Snippet telemetry.log: Sep 20 07:45:57.973354 sonic INFO telemetry#supervisord: telemetry Traceback (most recent call last): Sep 20 07:45:57.974320 sonic INFO telemetry#supervisord: telemetry File "/usr/local/bin/sonic-cfggen", line 452, in Sep 20 07:45:57.975525 sonic INFO telemetry#supervisord: telemetry main() Sep 20 07:45:57.976782 sonic INFO telemetry#supervisord: telemetry File "/usr/local/bin/sonic-cfggen", line 416, in main Sep 20 07:45:57.977365 sonic INFO telemetry#supervisord: telemetry template_data = template.render(data) Sep 20 07:45:57.977883 sonic INFO telemetry#supervisord: telemetry File "/usr/local/lib/python3.9/dist-packages/jinja2/environment.py", line 1301, in render Sep 20 07:45:57.980311 sonic INFO telemetry#supervisord: telemetry self.environment.handle_exception() Sep 20 07:45:57.981591 sonic INFO telemetry#supervisord: telemetry File "/usr/local/lib/python3.9/dist-packages/jinja2/environment.py", line 936, in handle_exception Sep 20 07:45:57.982543 sonic INFO telemetry#supervisord: telemetry raise rewrite_traceback_stack(source=source) share/sonic/templates/telemetry_vars.j2", line 2, in top-level template code Sep 20 07:45:57.986648 sonic INFO telemetry#supervisord: telemetry "certs": {% if "certs" in TELEMETRY.keys() %}{{ TELEMETRY["certs"] }}{% else %}""{% endif %}, Sep 20 07:45:57.987416 sonic INFO telemetry#supervisord: telemetry File "/usr/local/lib/python3.9/dist-packages/jinja2/environment.py", line 485, in getattr Sep 20 07:45:57.988104 sonic INFO telemetry#supervisord: telemetry return getattr(obj, attribute) Sep 20 07:45:57.988721 sonic INFO telemetry#supervisord: telemetry jinja2.exceptions.UndefinedError: 'TELEMETRY' is undefined Sep 20 07:46:00.291148 sonic INFO telemetry#supervisord: telemetry Incorrect threshold value, expecting positive integers

investigating on a proper fix.

qnos commented 1 year ago

This is because telemetry service introduce the cert authentication but no telemetry config in Config DB.

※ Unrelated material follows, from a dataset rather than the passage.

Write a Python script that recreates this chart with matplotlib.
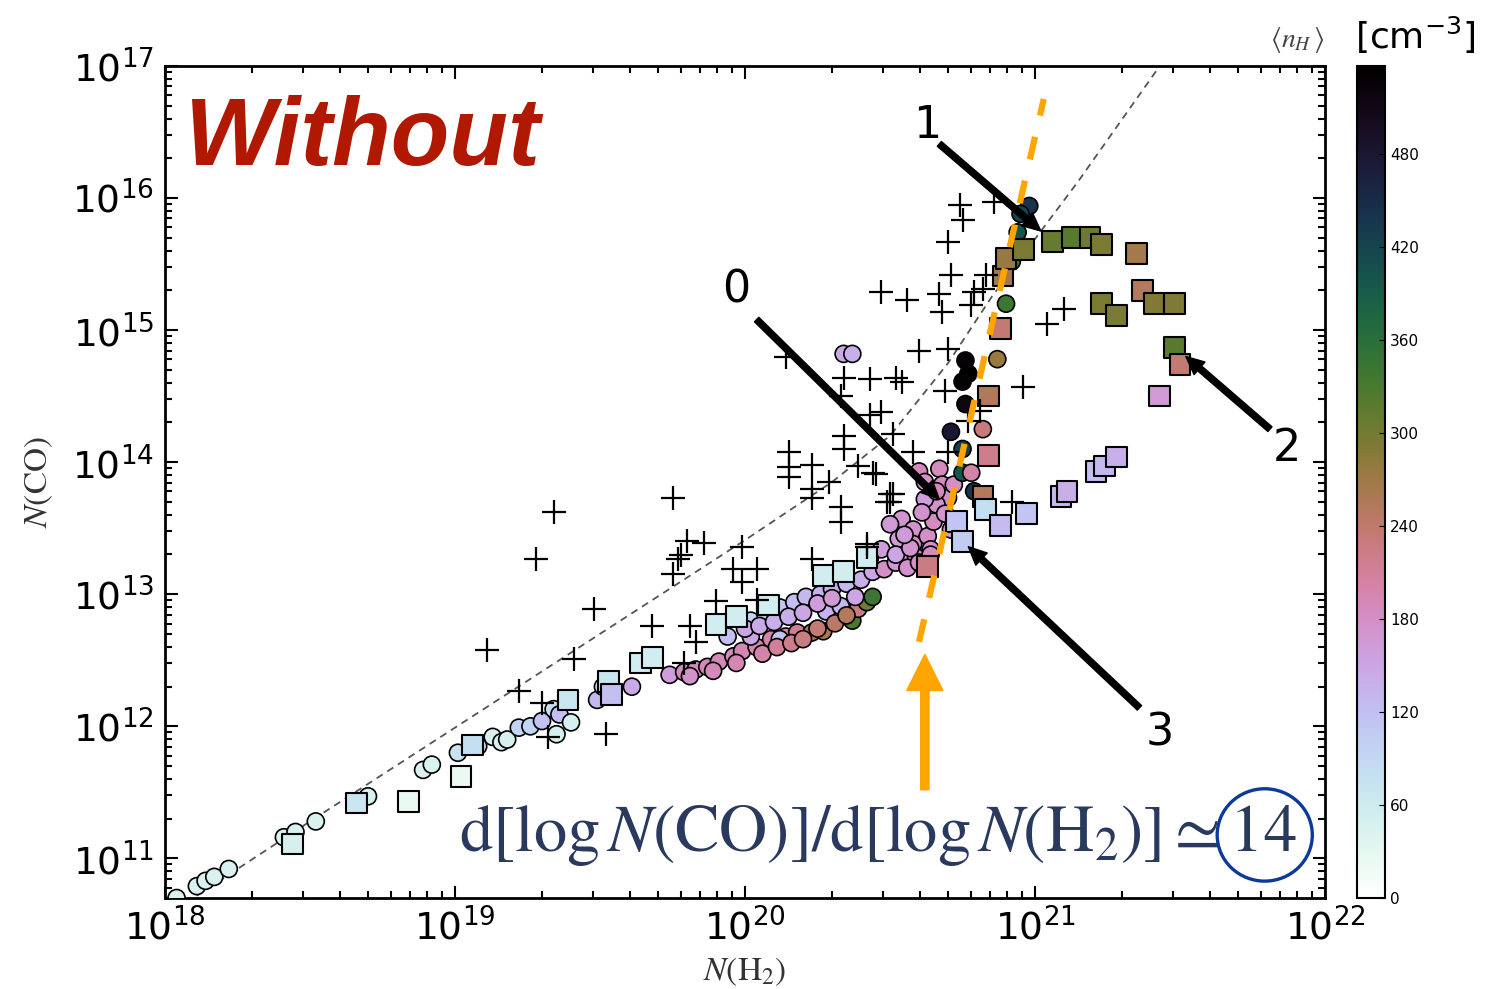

127.0.0.1:6379[4]> keys TELEMETRY*
(empty array)
127.0.0.1:6379[4]>

Therefore, we need to manually load the TELEMETRY config into config DB:

telemetry.json

  1. no client auth
{
    "TELEMETRY": {
        "gnmi": {
            "client_auth": "false",
            "port": "50051",
            "log_level": "2"
        }
    }
}
  1. With client_auth and specify the cert path, this requires to generate CA and cert key first.
    {
    "TELEMETRY": {
        "certs": {
            "server_crt": "/etc/sonic/telemetry/streamingtelemetryserver.cer",
            "server_key": "/etc/sonic/telemetry/streamingtelemetryserver.key",
            "ca_crt": "/etc/sonic/telemetry/dsmsroot.cer"
        },
        "gnmi": {
            "client_auth": "true",
            "port": "50051",
            "log_level": "2"
        }
    }
    }

Load telemetry config into CONFIG DB:

sudo config load telemetry.json -y

Then, start telemetry process

docker exec telemetry supervisorctl start telemetry

After that, the above telemetry issue will be resolved. It requires a mechanism to generate a default TELEMETRY config into config db.

qnos commented 1 year ago

It still suggests to load customized TELEMETRY configs, if no TELEMETRY configuration in redis DB, after the fix, it will uses the default TELEMETRY configurations.